Örnekler: Gümüş oksit, civa(II) oksit (ısıtıldığında patlayıcı bir şekilde ayrışabilir).
Riskler:
Termal Kararsızlık: Yüksek sıcaklıklarda kararsız hale gelerek patlayabilirler.
Reaksiyon Hassasiyeti: İndirgeyici maddelerle temas ettiklerinde şiddetli reaksiyonlar verebilirler.
Patlayıcılık ve alev alma riski taşıyan oksitlerle çalışırken aşağıdaki güvenlik prensiplerine titizlikle uyulmalıdır:
Güvenlik Bilgi Formu (GBF/SDS) İncelemesi: Çalışmaya başlamadan önce mutlaka ilgili oksidin GBF'si dikkatlice okunmalı ve içerdiği tehlike bilgileri, güvenli kullanım ve depolama koşulları öğrenilmelidir.
Minimum Miktar Kullanımı: Deneyler için gereken en az miktarda oksit kullanılmalıdır. Stoklar da minimum seviyede tutulmalıdır.
Uygun Depolama: Bu tür oksitler, ısı kaynaklarından, alevlerden, kıvılcımlardan, direkt güneş ışığından ve uyumsuz maddelerden (yanıcılar, indirgeyiciler, asitler, bazlar vb.) kesinlikle ayrı olarak, serin, kuru ve iyi havalandırılan yerlerde depolanmalıdır. Organik peroksitler genellikle özel, sıcaklık kontrollü depolama gerektirebilir.
Darbe ve Sürtünmeden Kaçınma: Özellikle peroksitler gibi kararsız oksitler mekanik şoklara karşı hassastır. Bu nedenle taşıma ve kullanım sırasında darbe ve sürtünmeden kaçınılmalıdır.
Statik Elektrik Kontrolü: Toz halindeki oksitlerle çalışırken statik elektrik oluşumunu engellemek için önlemler alınmalıdır (topraklama vb.).
Kişisel Koruyucu Donanım (KKD) Kullanımı: Çalışma sırasında uygun kişisel koruyucu donanımlar (koruyucu gözlük, yüz siperi, alev geciktirici önlük, uygun eldivenler, solunum maskesi gerekirse) mutlaka kullanılmalıdır.
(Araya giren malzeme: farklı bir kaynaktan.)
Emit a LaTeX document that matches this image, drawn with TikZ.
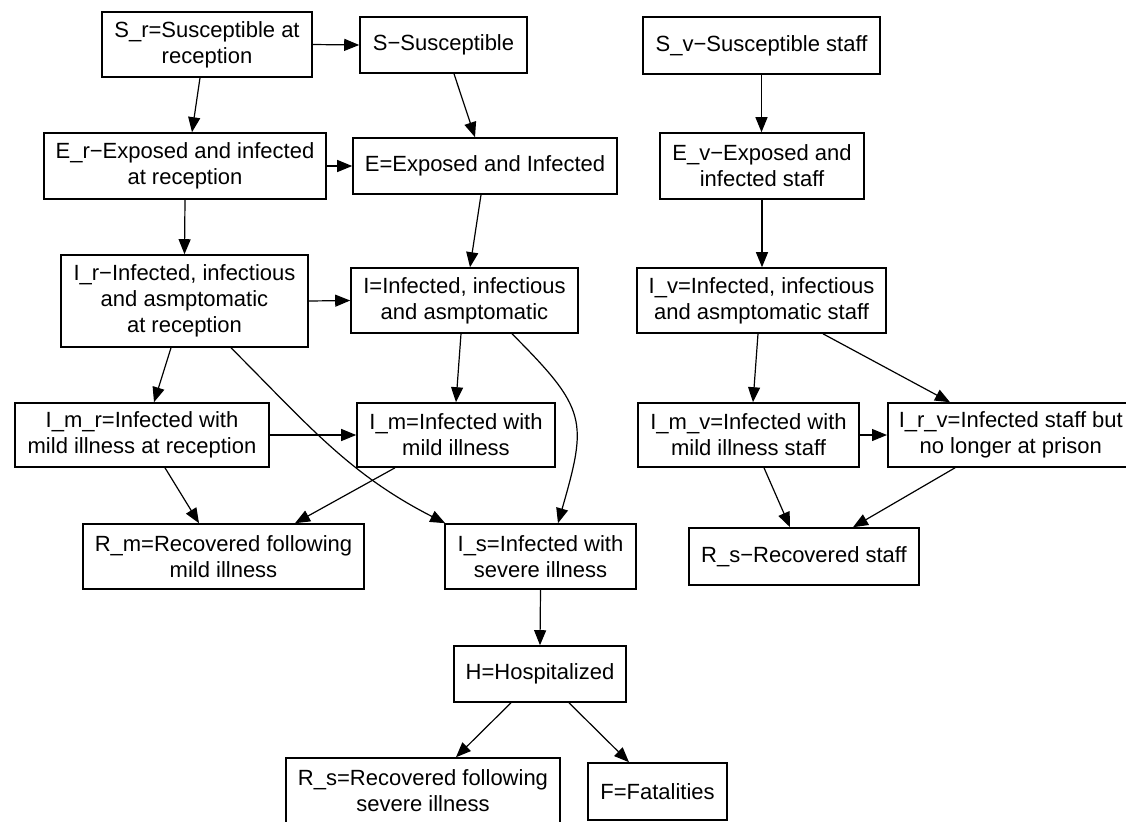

Acil Durum Prosedürleri: Olası bir kaza durumunda (dökülme, yangın, patlama) izlenecek acil durum prosedürleri önceden belirlenmeli ve tüm personel bu konuda eğitilmelidir. Yangın söndürme ekipmanlarının (uygun tipte) kolayca erişilebilir olduğundan emin olunmalıdır.
Atık Yönetimi: Bu tür oksitlerin atıkları, diğer kimyasal atıklardan ayrı olarak ve GBF'de belirtilen özel yöntemlere göre bertaraf edilmelidir.
Sonuç
Patlayıcılık ve alev alma riski taşıyan oksitler, doğru bilgi ve dikkatli uygulamalarla güvenli bir şekilde kullanılabilir. Bu maddelerin potansiyel tehlikelerinin farkında olmak, Güvenlik Bilgi Formlarını dikkatlice incelemek ve belirtilen güvenlik önlemlerine titizlikle uymak, laboratuvar ve endüstriyel ortamlarda olası kazaların önüne geçmek için hayati öneme sahiptir. Unutmayın, kimyasal güvenlik her zaman önceliklidir.